* _Requirement_
Set the lines down again exactly, first line through the line that contains "const VW = W / K;", with no pictures.

* _Input records_
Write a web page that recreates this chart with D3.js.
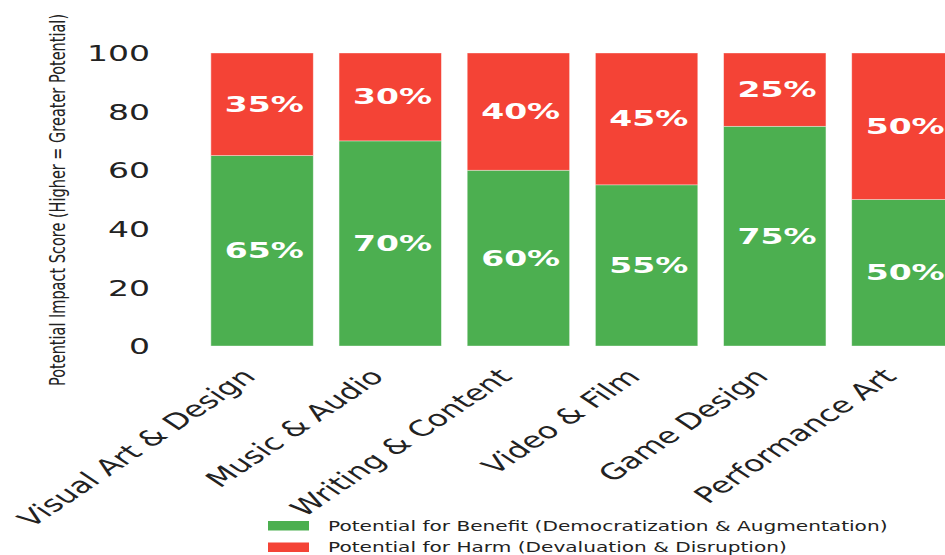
<!DOCTYPE html>
<html>
<head>
<meta charset="utf-8">
<script src="https://cdn.jsdelivr.net/npm/d3@7"></script>
<style>
  html, body { margin: 0; padding: 0; background: #fff; overflow: hidden; }
  svg { display: block; }
  text { font-family: "DejaVu Sans", sans-serif; }
</style>
</head>
<body>
<div id="chart"></div>
<script>
const categories = ["Visual Art & Design", "Music & Audio", "Writing & Content", "Video & Film", "Game Design", "Performance Art"];
const benefitValues = [65, 70, 60, 55, 75, 50];
const harmValues = [35, 30, 40, 45, 25, 50];
const yTicks = [0, 20, 40, 60, 80, 100];
const seriesNames = ["Potential for Benefit (Democratization & Augmentation)", "Potential for Harm (Devaluation & Disruption)"];
const seriesColors = ["#4CAF50", "#F44336"];
const yAxisTitle = "Potential Impact Score (Higher = Greater Potential)";

const W = 945, H = 555, K = 1.5; // horizontal stretch of the reference
const VW = W / K;

const svg = d3.select("#chart").append("svg")
  .attr("width", W).attr("height", H)
  .attr("viewBox", `0 0 ${VW} ${H}`)
  .attr("preserveAspectRatio", "none");

const x = d3.scaleBand().domain(categories).range([198 / K, 967 / K]).paddingInner(0.2).paddingOuter(0.1);
const y = d3.scaleLinear().domain([0, 100]).range([346, 53]);

const rows = categories.map((c, i) => ({ cat: c, benefit: benefitValues[i], harm: harmValues[i] }));
const stack = d3.stack().keys(["benefit", "harm"])(rows);

const layers = svg.append("g").selectAll("g").data(stack).join("g")
  .attr("fill", (d, i) => seriesColors[i]);

layers.selectAll("rect").data(d => d).join("rect")
  .attr("x", d => x(d.data.cat))
  .attr("width", x.bandwidth())
  .attr("y", d => y(d[1]))
  .attr("height", d => y(d[0]) - y(d[1]))
  .attr("stroke", "#ffffff")
  .attr("stroke-width", 0.6)
  .attr("stroke-opacity", 0.6);

layers.selectAll("text").data(d => d).join("text")
  .attr("x", d => x(d.data.cat) + x.bandwidth() / 2 + 1.5)
  .attr("y", d => y((d[0] + d[1]) / 2))
  .attr("text-anchor", "middle")
  .attr("dominant-baseline", "central")
  .attr("fill", "#ffffff")
  .attr("font-weight", "bold")
  .attr("font-size", 22)
  .text(d => (d[1] - d[0]) + "%");

// Y axis
const yAxis = svg.append("g").attr("transform", "translate(100,0)")
  .call(d3.axisLeft(y).tickValues(yTicks).tickSize(0).tickPadding(0));
yAxis.select(".domain").remove();
yAxis.selectAll("text")
  .attr("font-size", 22).attr("fill", "#222")
  .attr("font-family", "DejaVu Sans")
  .attr("dy", "0.35em");

// X axis
const xAxis = svg.append("g").attr("transform", "translate(0,346)")
  .call(d3.axisBottom(x).tickSize(0).tickPadding(0));
xAxis.select(".domain").remove();
xAxis.selectAll("text")
  .attr("font-size", 22).attr("fill", "#222")
  .attr("font-family", "DejaVu Sans")
  .attr("text-anchor", "end")
  .attr("y", 0).attr("dy", 0)
  .attr("transform", "translate(-3.3,32) rotate(-45)");

// Y title
svg.append("text")
  .attr("transform", `translate(${57.5 / K},200) rotate(-90)`)
  .attr("text-anchor", "middle")
  .attr("dominant-baseline", "central")
  .attr("font-size", 14.5)
  .attr("fill", "#222")
  .text(yAxisTitle);

// Legend
const legend = svg.append("g");
const legendRows = [526, 547.5];
seriesNames.forEach((name, i) => {
  legend.append("rect")
    .attr("x", 268 / K).attr("width", 41 / K)
    .attr("y", legendRows[i] - 5).attr("height", 9.5)
    .attr("fill", seriesColors[i]);
  legend.append("text")
    .attr("x", 328 / K).attr("y", legendRows[i])
    .attr("dominant-baseline", "central")
    .attr("font-size", 13.4)
    .attr("fill", "#222")
    .text(name);
});
</script>
</body>
</html>
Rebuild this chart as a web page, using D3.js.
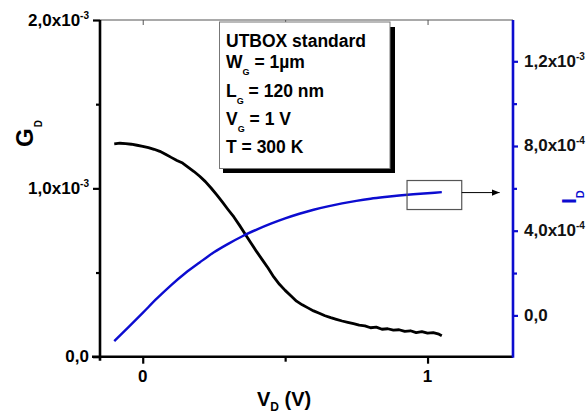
<!DOCTYPE html>
<html><head><meta charset="utf-8">
<script src="https://cdnjs.cloudflare.com/ajax/libs/d3/7.8.5/d3.min.js"></script>
<style>
html,body{margin:0;padding:0;background:#fff;}
svg{display:block;font-family:"Liberation Sans",Arial,sans-serif;font-weight:bold;}
</style></head><body>
<svg id="chart" width="587" height="416"></svg>
<script>
// ---- data ----
const vdG = [-0.10,-0.08,-0.06,-0.04,-0.02,0.00,0.02,0.04,0.06,0.08,0.10,0.12,0.14,0.16,0.18,0.20,0.22,0.24,0.26,0.28,0.30,0.32,0.34,0.36,0.38,0.40,0.42,0.44,0.46,0.48,0.50,0.52,0.54,0.56,0.58,0.60,0.62,0.64,0.66,0.68,0.70,0.72,0.74,0.76,0.78,0.80,0.82,0.84,0.86,0.88,0.90,0.92,0.94,0.96,0.98,1.00,1.02,1.04,1.05];
const gdValues = [1.264,1.268,1.266,1.262,1.256,1.250,1.242,1.232,1.220,1.203,1.184,1.166,1.150,1.125,1.100,1.072,1.040,1.002,0.961,0.918,0.873,0.830,0.780,0.728,0.676,0.624,0.575,0.527,0.474,0.430,0.394,0.362,0.330,0.308,0.290,0.272,0.258,0.243,0.232,0.222,0.212,0.204,0.196,0.187,0.183,0.172,0.176,0.163,0.166,0.158,0.160,0.150,0.154,0.143,0.149,0.140,0.143,0.134,0.125].map(d=>d*1e-3);
const vdI = [-0.10,-0.05,0.00,0.05,0.10,0.15,0.20,0.25,0.30,0.35,0.40,0.45,0.50,0.55,0.60,0.65,0.70,0.75,0.80,0.85,0.90,0.95,1.00,1.05];
const idValues = [-1.21,-0.55,0.12,0.80,1.43,2.00,2.50,2.98,3.38,3.74,4.05,4.33,4.58,4.80,4.99,5.15,5.29,5.41,5.51,5.59,5.66,5.72,5.77,5.82].map(d=>d*1e-4);
const xTicks = [0, 1];
const xMinorTicks = [0.5];
const gTicks = [0, 1e-3, 2e-3];
const gTickMain = ["0,0", "1,0x10", "2,0x10"];
const gTickSup = ["", "-3", "-3"];
const gMinorTicks = [0.5e-3, 1.5e-3];
const iTicks = [0, 4e-4, 8e-4, 1.2e-3];
const iTickMain = ["0,0", "4,0x10", "8,0x10", "1,2x10"];
const iTickSup = ["", "-4", "-4", "-3"];
const iMinorTicks = [2e-4, 6e-4, 1.0e-3];
const legendLines = [["UTBOX standard","",""],["W","G"," = 1µm"],["L","G"," = 120 nm"],["V","G"," = 1 V"],["T = 300 K","",""]];

// ---- layout ----
const L = 100, R = 513, T = 20, B = 356.7;
const blue = "#0c0cd0";
const svg = d3.select("#chart");
const x = d3.scaleLinear().domain([-0.15, 1.3]).range([L, R]);
const yG = d3.scaleLinear().domain([0, 2e-3]).range([B, T]);
const yI = d3.scaleLinear().domain([-1.95e-4, 1.395e-3]).range([B, T]);

// top axis (thin, inward ticks)
svg.append("g").attr("transform",`translate(0,${T})`)
  .call(d3.axisTop(x).tickValues(xTicks.concat(xMinorTicks)).tickSize(-5).tickFormat(""))
  .call(g=>{g.select(".domain").attr("stroke","#555").attr("stroke-width",1.2).attr("d",`M${L},0H${R}`);
            g.selectAll("line").attr("stroke","#555").attr("stroke-width",1);});

// bottom axis
svg.append("g").attr("transform",`translate(0,${B})`)
  .call(d3.axisBottom(x).tickValues(xTicks).tickSize(7).tickFormat(""))
  .call(g=>{g.select(".domain").attr("stroke","#000").attr("stroke-width",2.6).attr("d",`M${L-8},0H${R}`);
            g.selectAll("line").attr("stroke","#000").attr("stroke-width",2.2);});
svg.append("g").attr("transform",`translate(0,${B})`)
  .call(d3.axisBottom(x).tickValues(xMinorTicks).tickSize(5).tickFormat(""))
  .call(g=>{g.select(".domain").remove(); g.selectAll("line").attr("stroke","#000").attr("stroke-width",2.2);});
svg.append("g").selectAll("text").data(xTicks).join("text")
  .attr("x", d=>x(d)).attr("y", 382).attr("text-anchor","middle")
  .attr("font-size",17).text(d=>String(d));

// left axis
svg.append("g").attr("transform",`translate(${L},0)`)
  .call(d3.axisLeft(yG).tickValues(gTicks).tickSize(7).tickFormat(""))
  .call(g=>{g.select(".domain").attr("stroke","#000").attr("stroke-width",2.6).attr("d",`M0,${T}V${B+4}`);
            g.selectAll("line").attr("stroke","#000").attr("stroke-width",2.2);});
svg.append("g").attr("transform",`translate(${L},0)`)
  .call(d3.axisLeft(yG).tickValues(gMinorTicks).tickSize(4).tickFormat(""))
  .call(g=>{g.select(".domain").remove(); g.selectAll("line").attr("stroke","#000").attr("stroke-width",2.2);});
const gl = svg.append("g").selectAll("text").data(gTicks).join("text")
  .attr("x", 89).attr("y", d=>yG(d)+5.5).attr("text-anchor","end").attr("font-size",17);
gl.append("tspan").text((d,i)=>gTickMain[i]);
gl.append("tspan").attr("font-size",10).attr("dy",-7).text((d,i)=>gTickSup[i]);

// right axis
svg.append("g").attr("transform",`translate(${R},0)`)
  .call(d3.axisRight(yI).tickValues(iTicks).tickSize(5).tickFormat(""))
  .call(g=>{g.select(".domain").attr("stroke",blue).attr("stroke-width",2.6).attr("d",`M0,${T}V${B+1}`);
            g.selectAll("line").attr("stroke",blue).attr("stroke-width",2.2);});
svg.append("g").attr("transform",`translate(${R},0)`)
  .call(d3.axisRight(yI).tickValues(iMinorTicks).tickSize(4).tickFormat(""))
  .call(g=>{g.select(".domain").remove(); g.selectAll("line").attr("stroke",blue).attr("stroke-width",2.2);});
const il = svg.append("g").selectAll("text").data(iTicks).join("text")
  .attr("x", 524).attr("y", d=>yI(d)+5.5).attr("text-anchor","start").attr("font-size",17).attr("fill","#111");
il.append("tspan").text((d,i)=>iTickMain[i]);
il.append("tspan").attr("font-size",10).attr("dy",-7).text((d,i)=>iTickSup[i]);

// axis titles
const yt = svg.append("text").attr("transform","translate(33,147) rotate(-90)").attr("font-size",24);
yt.append("tspan").text("G");
yt.append("tspan").attr("font-size",10).attr("dy",9).attr("dx",1).text("D");
const yt2 = svg.append("text").attr("transform","translate(576,204) rotate(-90)").attr("font-size",21).attr("fill",blue);
yt2.append("tspan").text("I");
yt2.append("tspan").attr("font-size",11).attr("dy",8).text("D");
const xt = svg.append("text").attr("x",257).attr("y",406).attr("font-size",20);
xt.append("tspan").text("V");
xt.append("tspan").attr("font-size",12).attr("dy",5).text("D");
xt.append("tspan").attr("dy",-5).text(" (V)");

// curves
const lineG = d3.line().x((d,i)=>x(vdG[i])).y(d=>yG(d)).curve(d3.curveLinear);
svg.append("path").attr("d", lineG(gdValues)).attr("fill","none").attr("stroke","#000").attr("stroke-width",2.8).attr("stroke-linejoin","round");
const lineI = d3.line().x((d,i)=>x(vdI[i])).y(d=>yI(d)).curve(d3.curveMonotoneX);
svg.append("path").attr("d", lineI(idValues)).attr("fill","none").attr("stroke",blue).attr("stroke-width",2.4);

// legend box with shadow
svg.append("rect").attr("x",223).attr("y",27).attr("width",172).attr("height",146).attr("fill","#000");
svg.append("rect").attr("x",219.5).attr("y",22).attr("width",170.5).attr("height",146.5).attr("fill","#fff").attr("stroke","#777").attr("stroke-width",1);
const baselines = [47, 68, 97, 125, 153];
legendLines.forEach((ln,i)=>{
  const t = svg.append("text").attr("x",226).attr("y",baselines[i]).attr("font-size",17.5);
  t.append("tspan").text(ln[0]);
  if (ln[1]) {
    t.append("tspan").attr("font-size",9).attr("dy",7).text(ln[1]);
    t.append("tspan").attr("dy",-7).text(ln[2]);
  }
});

// zoom rectangle + arrow
svg.append("defs").append("marker").attr("id","arr").attr("viewBox","0 0 10 10").attr("refX",10).attr("refY",5)
  .attr("markerWidth",8).attr("markerHeight",8).attr("markerUnits","userSpaceOnUse").attr("orient","auto")
  .append("path").attr("d","M0,1L10,5L0,9Z").attr("fill","#000");
const zx0 = x(0.928), zx1 = x(1.12), zy0 = yI(6.37e-4), zy1 = yI(5.0e-4);
svg.append("rect").attr("x",zx0).attr("y",zy0).attr("width",zx1-zx0).attr("height",zy1-zy0)
  .attr("fill","none").attr("stroke","#555").attr("stroke-width",1.2);
svg.append("line").attr("x1",zx1).attr("x2",x(1.253)).attr("y1",yI(5.8e-4)).attr("y2",yI(5.8e-4))
  .attr("stroke","#000").attr("stroke-width",1).attr("marker-end","url(#arr)");
</script>
</body></html>
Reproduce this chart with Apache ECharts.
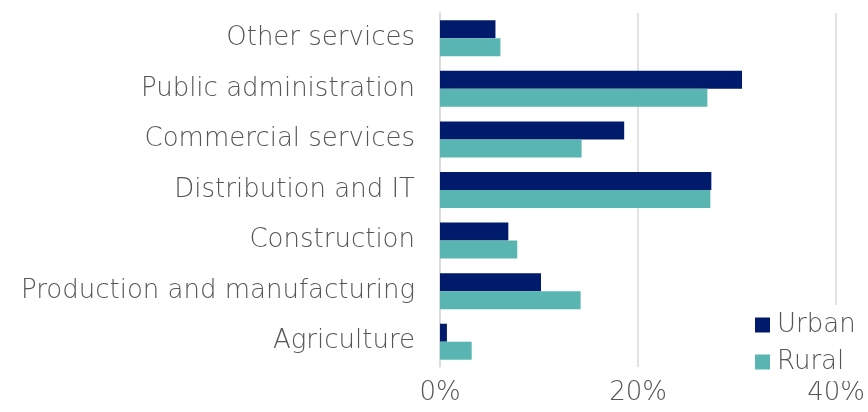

* _Correct output_
Write a web page that recreates this chart with D3.js.
<!DOCTYPE html>
<html>
<head>
<meta charset="utf-8">
<script src="https://cdn.jsdelivr.net/npm/d3@7"></script>
<style>
  html, body { margin: 0; padding: 0; background: #fff; overflow: hidden; }
  svg { display: block; }
  text { font-family: "DejaVu Sans", sans-serif; }
</style>
</head>
<body>
<div id="chart"></div>
<script>
const categories = ["Visual Art & Design", "Music & Audio", "Writing & Content", "Video & Film", "Game Design", "Performance Art"];
const benefitValues = [65, 70, 60, 55, 75, 50];
const harmValues = [35, 30, 40, 45, 25, 50];
const yTicks = [0, 20, 40, 60, 80, 100];
const seriesNames = ["Potential for Benefit (Democratization & Augmentation)", "Potential for Harm (Devaluation & Disruption)"];
const seriesColors = ["#4CAF50", "#F44336"];
const yAxisTitle = "Potential Impact Score (Higher = Greater Potential)";

const W = 945, H = 555, K = 1.5; // horizontal stretch of the reference
const VW = W / K;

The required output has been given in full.